Para no pocos cristianos la afirmación «Jesús es hijo de Dios» constituye el centro de la fe cristiana. Pero sobre esto hay que poner una atención más cuidadosa. En el centro de su predicación Jesús coloca siempre el reinado de Dios, no su propio papel, su propia persona, su dignidad. Asimismo es innegable que fue la comunidad pospascual, que por su parte siempre afirmó enérgicamente la plena humanidad de Jesús de Nazaret, la que otorgó a este hombre los títulos de «Cristo», «Mesías», «Hijo de David» e «Hijo de Dios». Fácilmente se entiende (y de ello daremos después cumplida explicación) que esta comunidad seleccionase los títulos más relevantes y expresivos del mundo judío, primero, y del helenista, después, y los trasladase a Jesús, para expresar de esa forma la importancia de su persona en orden a la fe cristiana. Pero lo que no se puede presuponer sin más, dada la naturaleza de nuestras fuentes, es que Jesús mismo se atribuyese tales títulos. Esto es más bien cuestionable y debe ser examinado sin prejuicios de ninguna clase.

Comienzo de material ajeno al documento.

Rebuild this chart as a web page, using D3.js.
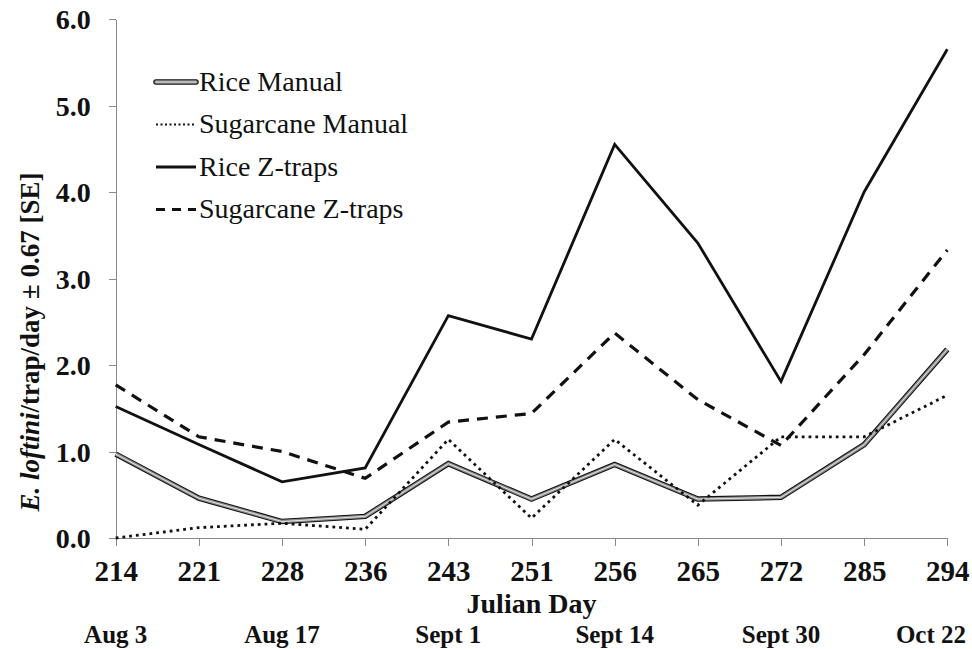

Cuando se trata, como aquí, del centro de la fe cristiana (y de «so se trata cuando se habla de Jesús el Cristo), la precaución ha de ser doble, con el fin de que el pensamiento responsable y crítico no sea desplazado por el deseo. Hay que tener presente, primero, «que los evangelios no son puros documentos historiográficos, sino los relatos escritos del anuncio práctico de una fe; quieren provocar y consolidar la fe en Jesús en cuanto Cristo. Y, segundo, que en consecuencia es muy difícil trazar la línea divisoria exacta entre historia sucedida e interpretación de la historia, entre narración histórica y reflexión teológica, entre palabra prepascual e intuición pospascual.